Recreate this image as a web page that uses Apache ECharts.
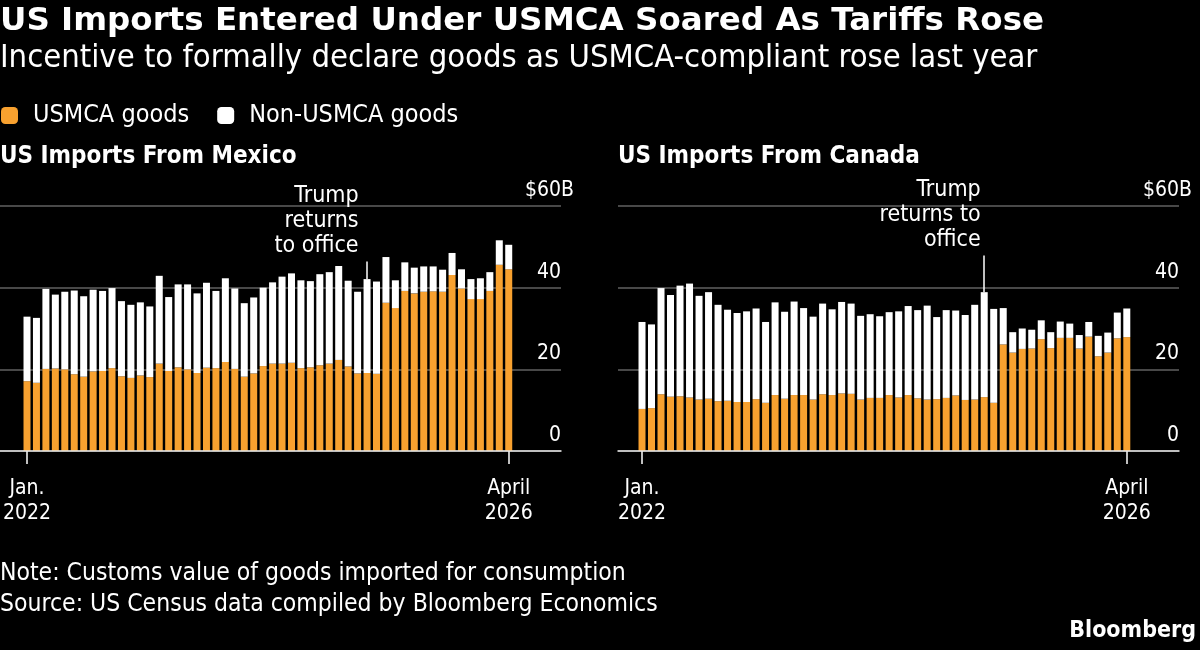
<!DOCTYPE html>
<html><head><meta charset="utf-8">
<script src="https://cdn.jsdelivr.net/npm/echarts@6/dist/echarts.min.js"></script>
<style>html,body{margin:0;padding:0;background:#000}#c{width:1200px;height:650px}</style>
</head><body><div id="c"></div>
<script>
// ---- data ----
const months = [];
for (let y = 2022; y <= 2026; y++) for (let m = 1; m <= 12; m++) { if (y === 2026 && m > 4) break; months.push(y + '-' + String(m).padStart(2, '0')); }
const mexicoUSMCA = [17.1,16.7,20.1,20.2,20.0,18.8,18.2,19.5,19.6,20.3,18.3,17.9,18.5,18.1,21.4,19.6,20.5,20.0,19.1,20.4,20.3,21.8,20.1,18.2,19.0,20.8,21.4,21.4,21.6,20.3,20.5,21.0,21.4,22.3,20.7,19.0,19.1,18.9,36.3,35.0,39.2,38.6,39.0,39.1,39.0,43.1,39.8,37.2,37.2,39.2,45.6,44.5];
const mexicoNonUSMCA = [15.8,15.9,19.6,18.1,19.0,20.5,19.7,20.0,19.6,19.6,18.4,17.9,17.9,17.3,21.5,18.1,20.3,20.8,19.5,20.8,18.9,20.5,19.7,18.0,18.6,19.2,19.9,21.3,21.9,21.5,21.1,22.3,22.4,23.0,21.0,20.0,23.0,22.6,11.2,6.8,7.0,6.3,6.2,6.1,5.4,5.4,4.7,4.9,5.1,4.6,6.0,6.0];
const canadaUSMCA = [10.3,10.5,13.9,13.3,13.4,13.1,12.6,12.8,12.2,12.3,12.0,12.0,12.7,11.8,13.7,12.8,13.7,13.7,12.6,13.9,13.7,14.1,14.0,12.6,13.0,13.0,13.7,13.1,13.7,12.9,12.6,12.7,13.0,13.6,12.5,12.6,13.2,11.8,26.1,24.1,25.0,25.1,27.4,25.2,27.7,27.7,25.1,28.0,23.2,24.1,27.6,27.9];
const canadaNonUSMCA = [21.3,20.5,26.0,24.9,27.1,27.9,25.4,26.1,23.6,22.3,21.8,22.2,22.2,19.8,22.7,21.3,22.9,21.3,20.3,22.2,21.0,22.4,22.1,20.5,20.5,20.0,20.3,21.1,21.8,21.6,23.0,20.1,21.5,20.8,20.8,23.2,25.7,23.0,8.9,5.0,5.0,4.6,4.6,3.9,4.0,3.5,3.3,3.6,5.0,4.9,6.3,7.0];
const yTicks = [0, 20, 40, 60];
const xTickLabels = ['Jan.\n2022', 'April\n2026'];
const seriesNames = ['USMCA goods', 'Non-USMCA goods'];
const trumpIndex = 36; // Jan. 2025
const annotationMexico = ['Trump', 'returns', 'to office'];
const annotationCanada = ['Trump', 'returns to', 'office'];
const annotationTop = [46.4, 47.9];

// ---- style ----
const ORANGE = '#f8a12f';
const COND = '"DejaVu Sans Condensed", "DejaVu Sans", sans-serif';
const WHITE = '#ffffff';
const GRID_TOP = 206, GRID_H = 245;
const panels = [
  { frameLeft: 0, barLeft: 19.45, barWidth: 494, usmca: mexicoUSMCA, non: mexicoNonUSMCA, stack: 'mx', ann: annotationMexico, annGap: 8.5, annTop: annotationTop[0] },
  { frameLeft: 618, barLeft: 637.25, barWidth: 494.3, usmca: canadaUSMCA, non: canadaNonUSMCA, stack: 'ca', ann: annotationCanada, annGap: 3.5, annTop: annotationTop[1] }
];

const grid = [], xAxis = [], yAxis = [], series = [];
panels.forEach((p, k) => {
  const fi = k * 2, bi = k * 2 + 1;
  grid.push({ left: p.frameLeft, top: GRID_TOP, width: 561, height: GRID_H });
  grid.push({ left: p.barLeft, top: GRID_TOP, width: p.barWidth, height: GRID_H });
  xAxis.push({ type: 'value', gridIndex: fi, min: 0, max: 1, axisLine: { show: true, lineStyle: { color: '#e6e6e6', width: 1.5 } }, axisTick: { show: false }, axisLabel: { show: false }, splitLine: { show: false }, z: 5 });
  xAxis.push({ type: 'category', gridIndex: bi, data: months, boundaryGap: true,
    axisLine: { show: false },
    axisTick: { show: true, alignWithLabel: true, length: 13, lineStyle: { color: WHITE, width: 1.5 }, interval: (i) => i === 0 || i === months.length - 1 },
    axisLabel: { show: true, color: WHITE, fontSize: 21, fontFamily: COND, lineHeight: 25, margin: 25,
      interval: (i) => i === 0 || i === months.length - 1,
      formatter: (v, i) => (i === 0 ? xTickLabels[0] : xTickLabels[1]) } });
  yAxis.push({ type: 'value', gridIndex: fi, position: 'right', min: yTicks[0], max: yTicks[yTicks.length - 1], interval: 20,
    axisLine: { show: false }, axisTick: { show: false },
    splitLine: { show: true, lineStyle: { color: '#606060', width: 1.5 } },
    axisLabel: { inside: true, color: WHITE, fontSize: 21, fontFamily: COND, verticalAlign: 'bottom', align: 'right', margin: -13, padding: [0, 0, 5, 0],
      formatter: (v) => v === 60 ? '$60B' : v + '{s|}', rich: { s: { width: 13 } } } });
  yAxis.push({ type: 'value', gridIndex: bi, min: yTicks[0], max: yTicks[yTicks.length - 1], show: false, splitLine: { show: false } });
  series.push({ name: seriesNames[0], type: 'bar', xAxisIndex: bi, yAxisIndex: bi, stack: p.stack, barWidth: 7, data: p.usmca, itemStyle: { color: ORANGE }, emphasis: { disabled: true } });
  series.push({ name: seriesNames[1], type: 'bar', xAxisIndex: bi, yAxisIndex: bi, stack: p.stack, barWidth: 7, data: p.non, itemStyle: { color: WHITE }, emphasis: { disabled: true },
    markLine: { silent: true, symbol: 'none', label: { show: false }, lineStyle: { color: WHITE, width: 1.5, type: 'solid' },
      data: [[{ coord: [months[trumpIndex], p.annTop] }, { coord: [months[trumpIndex], p.usmca[trumpIndex] + p.non[trumpIndex]] }]] } });
});

const titleBase = { padding: 0, textStyle: { color: WHITE, fontFamily: COND, fontSize: 24.5, fontWeight: 'normal' } };
const option = {
  backgroundColor: '#000',
  animation: false,
  title: [
    { text: 'US Imports Entered Under USMCA Soared As Tariffs Rose', left: 0, top: 5, padding: 0, textStyle: { color: WHITE, fontFamily: '"DejaVu Sans", sans-serif', fontSize: 32.5, fontWeight: 'bold' } },
    { text: 'Incentive to formally declare goods as USMCA-compliant rose last year', left: 0, top: 42, padding: 0, textStyle: { color: WHITE, fontFamily: COND, fontSize: 32.5, fontWeight: 'normal' } },
    { text: 'US Imports From Mexico', left: 0, top: 145, padding: 0, textStyle: { color: WHITE, fontFamily: COND, fontSize: 24, fontWeight: 'bold' } },
    { text: 'US Imports From Canada', left: 618, top: 145, padding: 0, textStyle: { color: WHITE, fontFamily: COND, fontSize: 24, fontWeight: 'bold' } },
    Object.assign({ text: 'Note: Customs value of goods imported for consumption', left: 0, top: 561 }, titleBase),
    Object.assign({ text: 'Source: US Census data compiled by Bloomberg Economics', left: 0, top: 592 }, titleBase),
    { text: 'Bloomberg', right: 4, top: 620, padding: 0, textStyle: { color: WHITE, fontFamily: COND, fontSize: 23, fontWeight: 'bold' } }
  ],
  legend: { left: 1, top: 103, padding: 0, icon: 'roundRect', itemWidth: 17, itemHeight: 17, itemGap: 28, selectedMode: false,
    textStyle: { color: WHITE, fontSize: 25, fontFamily: COND, padding: [0, 0, 0, 10] },
    data: [{ name: seriesNames[0], itemStyle: { color: ORANGE } }, { name: seriesNames[1], itemStyle: { color: WHITE } }] },
  grid, xAxis, yAxis, series
};

const chart = echarts.init(document.getElementById('c'), null, { renderer: 'canvas' });
chart.setOption(option);

const graphic = panels.map((p, k) => {
  const pt = chart.convertToPixel({ xAxisIndex: k * 2 + 1, yAxisIndex: k * 2 + 1 }, [trumpIndex, p.annTop]);
  return { type: 'text', x: pt[0] - p.annGap, y: pt[1] - 3, silent: true,
    style: { text: p.ann.join('\n'), fill: WHITE, font: '23px ' + COND, lineHeight: 25, align: 'right', verticalAlign: 'bottom' } };
});
chart.setOption({ graphic });
</script></body></html>
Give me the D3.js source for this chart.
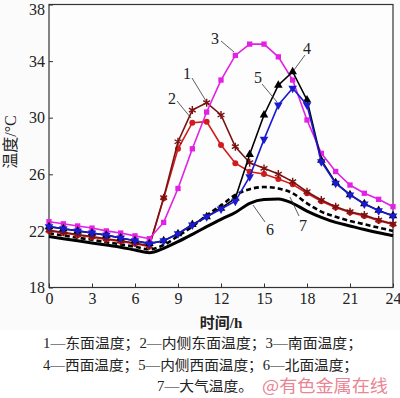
<!DOCTYPE html>
<html>
<head>
<meta charset="utf-8">
<script src="https://cdn.jsdelivr.net/npm/d3@7"></script>
<style>
  body { margin: 0; background: #fbfbfb; }
  svg { display: block; }
  .tick text { font-family: "Liberation Serif", serif; font-size: 16px; fill: #222; }
  .tick line { stroke: #333; }
</style>
</head>
<body>
<svg id="chart" width="400" height="398"></svg>
<script>
// hours along the x axis
const hours = [0,1,2,3,4,5,6,7,8,9,10,11,12,13,14,15,16,17,18,19,20,21,22,23,24];
const xTicks = [0,3,6,9,12,15,18,21,24];
const yTicks = [18,22,26,30,34,38];

// 1 东面温度
const east = [22.05,21.9,21.75,21.6,21.45,21.3,21.15,20.95,24.35,28.3,30.54,31.06,30.19,27.95,26.82,26.42,26.02,25.48,24.77,24.18,23.71,23.36,23.12,22.77,22.5];
// 2 内侧东面温度
const eastIn = [22.0,21.85,21.7,21.55,21.4,21.25,21.1,20.9,24.3,27.8,29.65,29.72,28.07,26.78,26.18,26.02,25.67,25.29,24.66,24.1,23.65,23.3,23.05,22.72,22.45];
// 3 南面温度
const south = [22.65,22.5,22.35,22.2,22.0,21.85,21.65,21.45,22.6,25.0,27.8,30.4,32.66,34.4,35.2,35.2,34.3,32.66,29.84,27.48,26.2,25.24,24.66,24.23,23.71];
// 4 西面温度
const west = [22.3,22.15,22.0,21.85,21.7,21.5,21.3,21.1,21.3,21.8,22.45,23.0,23.6,24.3,27.4,30.19,32.3,33.25,31.25,27.0,25.4,24.56,23.92,23.45,23.07];
// 5 内侧西面温度
const westIn = [22.3,22.15,22.0,21.85,21.7,21.5,21.3,21.1,21.3,21.8,22.42,23.0,23.55,24.1,25.83,28.47,30.9,32.08,30.9,26.89,25.36,24.54,23.9,23.43,23.05];
// 6 北面温度
const north = [21.6,21.45,21.3,21.15,21.0,20.85,20.65,20.46,20.77,21.24,21.76,22.3,22.82,23.3,23.95,24.22,24.25,23.95,23.4,22.96,22.6,22.35,22.1,21.87,21.66];
// 7 大气温度
const air = [21.83,21.68,21.52,21.37,21.2,21.05,20.88,20.7,21.0,21.64,22.3,23.1,23.8,24.54,24.95,25.1,25.0,24.66,23.95,23.36,23.0,22.7,22.47,22.23,22.0];

const captions = [
    "1—东面温度；2—内侧东面温度；3—南面温度；",
    "4—西面温度；5—内侧西面温度；6—北面温度；",
    "7—大气温度。"
];

const svg = d3.select('#chart');
const plotL = 49, plotR = 393, plotT = 4.5, plotB = 287.5;

const x = d3.scaleLinear().domain([0, 24]).range([plotL, plotR]);
const y = d3.scaleLinear().domain([18, 38]).range([plotB, plotT]);

svg.append('rect').attr('x', 0).attr('y', 330).attr('width', 400).attr('height', 68).attr('fill', '#fff');

// frame
svg.append('rect')
    .attr('x', plotL).attr('y', plotT)
    .attr('width', plotR - plotL).attr('height', plotB - plotT)
    .attr('fill', '#fdfdfd').attr('stroke', '#333').attr('stroke-width', 1.2);

const xAxis = svg.append('g')
    .attr('transform', `translate(0,${plotB})`)
    .call(d3.axisBottom(x).tickValues(xTicks).tickSize(-4).tickFormat(d3.format('d')));
xAxis.select('.domain').remove();
xAxis.selectAll('text').attr('y', 16).attr('dy', 0);

const yAxis = svg.append('g')
    .attr('transform', `translate(${plotL},0)`)
    .call(d3.axisLeft(y).tickValues(yTicks).tickSize(-4).tickPadding(4));
yAxis.select('.domain').remove();
// top label sits against the page edge, nudge it so it stays whole
yAxis.selectAll('text').filter(d => d === 38).attr('dy', '0.62em');

const series = [
    {data: north, color: '#000', width: 3, dash: null, curve: d3.curveMonotoneX},
    {data: air, color: '#000', width: 2.6, dash: '5,3', curve: d3.curveMonotoneX},
    {data: eastIn, color: '#d01c1c', width: 1.6, marker: 'circle'},
    {data: east, color: '#7a1212', width: 1.6, marker: 'asterisk'},
    {data: south, color: '#e320e3', width: 1.6, marker: 'square'},
    {data: west, color: '#000', width: 1.6, marker: 'up'},
    {data: westIn, color: '#1a1acf', width: 1.6, marker: 'down'}
];

const symbols = {
    circle: d3.symbol(d3.symbolCircle, 28),
    square: d3.symbol(d3.symbolSquare, 28),
    up: d3.symbol(d3.symbolTriangle, 32),
    asterisk: d3.symbol(d3.symbolAsterisk, 44)
};

series.forEach(s => {
    const line = d3.line()
        .x((d, i) => x(hours[i]))
        .y(d => y(d))
        .curve(s.curve || d3.curveLinear);

    svg.append('path')
        .datum(s.data)
        .attr('fill', 'none')
        .attr('stroke', s.color)
        .attr('stroke-width', s.width)
        .attr('stroke-dasharray', s.dash)
        .attr('d', line);

    if (!s.marker) return;
    const g = svg.append('g');
    g.selectAll('path')
        .data(s.data)
        .join('path')
        .attr('transform', (d, i) => {
            const r = s.marker === 'down' ? ' rotate(180)' : '';
            return `translate(${x(hours[i])},${y(d)})${r}`;
        })
        .attr('d', s.marker === 'down' ? symbols.up() : symbols[s.marker]())
        .attr('fill', s.marker === 'asterisk' ? 'none' : s.color)
        .attr('stroke', s.marker === 'asterisk' ? s.color : 'none')
        .attr('stroke-width', 1.4);
});

// curve labels with leader lines
const labels = [
    {t: '1', lx: 187, ly: 73, x1: 192, y1: 78, x2: 206, y2: 101},
    {t: '2', lx: 172, ly: 98, x1: 177, y1: 101, x2: 191, y2: 118},
    {t: '3', lx: 215, ly: 38, x1: 221, y1: 41, x2: 234, y2: 52},
    {t: '4', lx: 307, ly: 48, x1: 305, y1: 55, x2: 294, y2: 70},
    {t: '5', lx: 258, ly: 77, x1: 262, y1: 84, x2: 277, y2: 102},
    {t: '6', lx: 270, ly: 229, x1: 265, y1: 222, x2: 253, y2: 205},
    {t: '7', lx: 303, ly: 225, x1: 299, y1: 216, x2: 290, y2: 197}
];
labels.forEach(l => {
    svg.append('line')
        .attr('x1', l.x1).attr('y1', l.y1).attr('x2', l.x2).attr('y2', l.y2)
        .attr('stroke', '#333').attr('stroke-width', 0.8);
    svg.append('text')
        .attr('x', l.lx).attr('y', l.ly)
        .attr('text-anchor', 'middle').attr('dy', '0.35em')
        .style('font-family', '"Liberation Serif", serif')
        .style('font-size', '16px')
        .attr('fill', '#222')
        .text(l.t);
});

// axis titles
svg.append('text')
    .attr('transform', 'translate(10,142) rotate(-90)')
    .attr('text-anchor', 'middle').attr('dy', '0.35em')
    .style('font-family', '"Liberation Serif", "Noto Sans CJK SC", serif')
    .style('font-size', '16px')
    .attr('fill', '#222')
    .text('温度/°C');

svg.append('text')
    .attr('x', 221).attr('y', 323)
    .attr('text-anchor', 'middle').attr('dy', '0.35em')
    .style('font-family', '"Liberation Serif", "Noto Sans CJK SC", serif')
    .style('font-size', '15px').style('font-weight', 'bold')
    .attr('fill', '#222')
    .text('时间/h');

// caption
const capPos = [{x: 43, y: 343, w: 319}, {x: 43, y: 365, w: 315}, {x: 157, y: 386, w: 96}];
captions.forEach((c, i) => {
    svg.append('text')
        .attr('x', capPos[i].x).attr('y', capPos[i].y)
        .attr('dy', '0.35em')
        .attr('textLength', capPos[i].w)
        .attr('lengthAdjust', 'spacingAndGlyphs')
        .style('font-family', '"Liberation Serif", "Noto Sans CJK SC", serif')
        .style('font-size', '14px')
        .attr('fill', '#222')
        .text(c);
});

svg.append('text')
    .attr('x', 262).attr('y', 386)
    .attr('dy', '0.35em')
    .attr('textLength', 126)
    .attr('lengthAdjust', 'spacingAndGlyphs')
    .style('font-family', '"Noto Sans CJK SC", sans-serif')
    .style('font-size', '17px')
    .attr('fill', '#e98594')
    .text('@有色金属在线');
</script>
</body>
</html>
####################
__Brief__.
Make a list of all lines in the data that contain "page".

__Result for this task__.
Recreate this image as a web page that uses Apache ECharts.
// top label sits against the page edge, nudge it so it stays whole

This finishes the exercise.